A questo si aggiunga il peso che grava su tutti, esordienti e no, nella corsa al libro di successo. Si dirà che tutti desiderano il best-seller, e non da oggi. Ma non come negli ultimi tempi, che vedono moltiplicarsi gli sforzi per concepire il romanzo determinante. Sforzi dolorosi, continuativi, fatti non solo di scrittura ma di relazioni e strategie che, si ritiene, faranno di quel testo un best-seller. Dovrebbe essere noto da tempo che non funziona così. I best-seller sono quasi sempre stati casuali: semplicemente, un libro che arrivava nel momento giusto e su, cui, certo, si concentra l’intuizione e poi lo sforzo promozionale di un editore. Negli ultimi tempi è accaduto con I leoni di Sicilia di Stefania Auci e, in misura per ora diversa, con Ferrovie del Messico di Gian Marco Griffi. E, prima ancora, con i libri di Zerocalcare. Né Auci né Zerocalcare hanno peraltro lasciato l’editore, all’epoca non gigantesco, dove hanno conosciuto quel successo, e hanno fatto molto bene, perché il famigerato secondo libro, quello pubblicato con una major, raramente risulta felice.

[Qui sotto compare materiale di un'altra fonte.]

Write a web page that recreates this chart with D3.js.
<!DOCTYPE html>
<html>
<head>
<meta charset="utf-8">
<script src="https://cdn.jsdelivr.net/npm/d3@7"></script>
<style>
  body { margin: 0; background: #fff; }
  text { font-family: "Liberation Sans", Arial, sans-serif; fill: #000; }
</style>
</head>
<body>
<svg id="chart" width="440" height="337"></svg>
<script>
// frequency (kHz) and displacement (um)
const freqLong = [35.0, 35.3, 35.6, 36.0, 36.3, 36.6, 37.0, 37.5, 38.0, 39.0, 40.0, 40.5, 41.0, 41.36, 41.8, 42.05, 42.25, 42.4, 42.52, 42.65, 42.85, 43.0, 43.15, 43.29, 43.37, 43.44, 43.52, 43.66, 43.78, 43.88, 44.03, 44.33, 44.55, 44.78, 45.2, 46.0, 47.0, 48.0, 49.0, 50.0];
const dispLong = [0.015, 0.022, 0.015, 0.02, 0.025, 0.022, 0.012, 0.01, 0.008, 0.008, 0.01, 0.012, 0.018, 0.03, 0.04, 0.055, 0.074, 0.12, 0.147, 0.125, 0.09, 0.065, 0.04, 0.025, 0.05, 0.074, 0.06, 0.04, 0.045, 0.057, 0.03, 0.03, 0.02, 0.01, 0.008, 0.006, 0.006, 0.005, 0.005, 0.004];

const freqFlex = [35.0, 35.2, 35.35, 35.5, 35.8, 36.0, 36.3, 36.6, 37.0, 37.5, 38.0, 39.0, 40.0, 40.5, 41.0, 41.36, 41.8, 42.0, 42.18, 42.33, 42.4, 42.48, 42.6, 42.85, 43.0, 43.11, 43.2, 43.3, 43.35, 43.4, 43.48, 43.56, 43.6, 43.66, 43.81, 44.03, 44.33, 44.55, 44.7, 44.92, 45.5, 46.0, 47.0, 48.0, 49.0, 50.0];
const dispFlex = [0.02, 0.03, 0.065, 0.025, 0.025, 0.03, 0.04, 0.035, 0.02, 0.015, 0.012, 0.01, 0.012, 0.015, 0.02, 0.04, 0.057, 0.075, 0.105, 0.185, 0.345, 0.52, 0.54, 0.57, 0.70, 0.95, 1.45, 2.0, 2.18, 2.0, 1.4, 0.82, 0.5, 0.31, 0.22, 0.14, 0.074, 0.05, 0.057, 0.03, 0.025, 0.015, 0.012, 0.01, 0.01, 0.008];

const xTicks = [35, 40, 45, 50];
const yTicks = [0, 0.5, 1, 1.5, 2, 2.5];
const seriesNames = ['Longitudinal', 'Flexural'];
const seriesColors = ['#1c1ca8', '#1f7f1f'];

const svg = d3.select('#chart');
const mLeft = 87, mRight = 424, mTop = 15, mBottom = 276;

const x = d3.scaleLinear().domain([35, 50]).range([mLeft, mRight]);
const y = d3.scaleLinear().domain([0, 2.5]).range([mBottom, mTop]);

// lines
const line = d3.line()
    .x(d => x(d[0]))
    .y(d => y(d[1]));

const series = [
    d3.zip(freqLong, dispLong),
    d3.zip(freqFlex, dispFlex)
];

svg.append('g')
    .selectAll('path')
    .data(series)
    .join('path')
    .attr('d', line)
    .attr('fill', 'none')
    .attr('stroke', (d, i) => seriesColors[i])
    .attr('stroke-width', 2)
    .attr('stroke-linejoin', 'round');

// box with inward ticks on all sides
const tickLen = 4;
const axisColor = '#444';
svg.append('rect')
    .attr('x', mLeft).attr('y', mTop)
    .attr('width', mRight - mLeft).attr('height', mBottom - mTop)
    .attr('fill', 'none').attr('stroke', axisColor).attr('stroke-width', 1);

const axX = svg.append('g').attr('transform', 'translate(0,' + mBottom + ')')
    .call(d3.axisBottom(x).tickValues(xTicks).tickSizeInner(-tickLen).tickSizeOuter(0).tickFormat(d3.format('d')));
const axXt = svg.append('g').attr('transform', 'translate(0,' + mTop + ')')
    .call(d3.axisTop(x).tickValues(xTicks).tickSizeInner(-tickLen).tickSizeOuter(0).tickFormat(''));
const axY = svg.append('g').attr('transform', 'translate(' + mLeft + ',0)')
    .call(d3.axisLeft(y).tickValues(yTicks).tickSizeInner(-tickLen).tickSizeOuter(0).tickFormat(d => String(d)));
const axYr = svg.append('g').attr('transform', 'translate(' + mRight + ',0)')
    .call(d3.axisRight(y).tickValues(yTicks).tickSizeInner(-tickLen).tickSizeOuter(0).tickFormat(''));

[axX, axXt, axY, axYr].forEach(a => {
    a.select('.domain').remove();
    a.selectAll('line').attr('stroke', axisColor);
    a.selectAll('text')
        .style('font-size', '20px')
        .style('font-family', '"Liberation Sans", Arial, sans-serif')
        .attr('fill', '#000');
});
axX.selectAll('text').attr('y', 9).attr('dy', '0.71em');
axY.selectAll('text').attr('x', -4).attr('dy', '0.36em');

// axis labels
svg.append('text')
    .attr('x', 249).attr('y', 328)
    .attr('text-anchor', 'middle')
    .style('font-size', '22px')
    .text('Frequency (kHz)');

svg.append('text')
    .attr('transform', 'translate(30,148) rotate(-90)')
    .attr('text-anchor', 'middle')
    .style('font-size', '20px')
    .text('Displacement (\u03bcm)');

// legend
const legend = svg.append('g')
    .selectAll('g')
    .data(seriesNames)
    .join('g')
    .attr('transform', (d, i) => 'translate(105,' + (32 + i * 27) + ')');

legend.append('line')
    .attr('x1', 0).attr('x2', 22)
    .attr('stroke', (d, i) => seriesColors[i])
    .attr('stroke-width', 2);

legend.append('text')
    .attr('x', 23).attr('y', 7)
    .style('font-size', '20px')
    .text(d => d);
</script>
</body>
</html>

Dunque forse bisognerebbe tirare il fiato, ricordare che la vita di un libro è imprevedibile, come molti sanno, e scrivere con l’anima in pace. Bisognerebbe anche che la critica avesse più spazi per esprimersi e per fare il suo lavoro, che, ripeto, non è quello di far vendere, ma quello di analizzare. Bisognerebbe, infine, placare le aspettative generali. Perché se si continua così, gli scrittori a inseguire il libro che vende tantissimo, gli editori a dover vendere tantissimo quel libro, i librai a dover basare le prenotazioni su quel che si è venduto, mentre noi tutti, lettori e scrittori, continuiamo ad annaspare tra novantamila titoli l’anno, si implode, semplicemente. E anche in tempi brevi.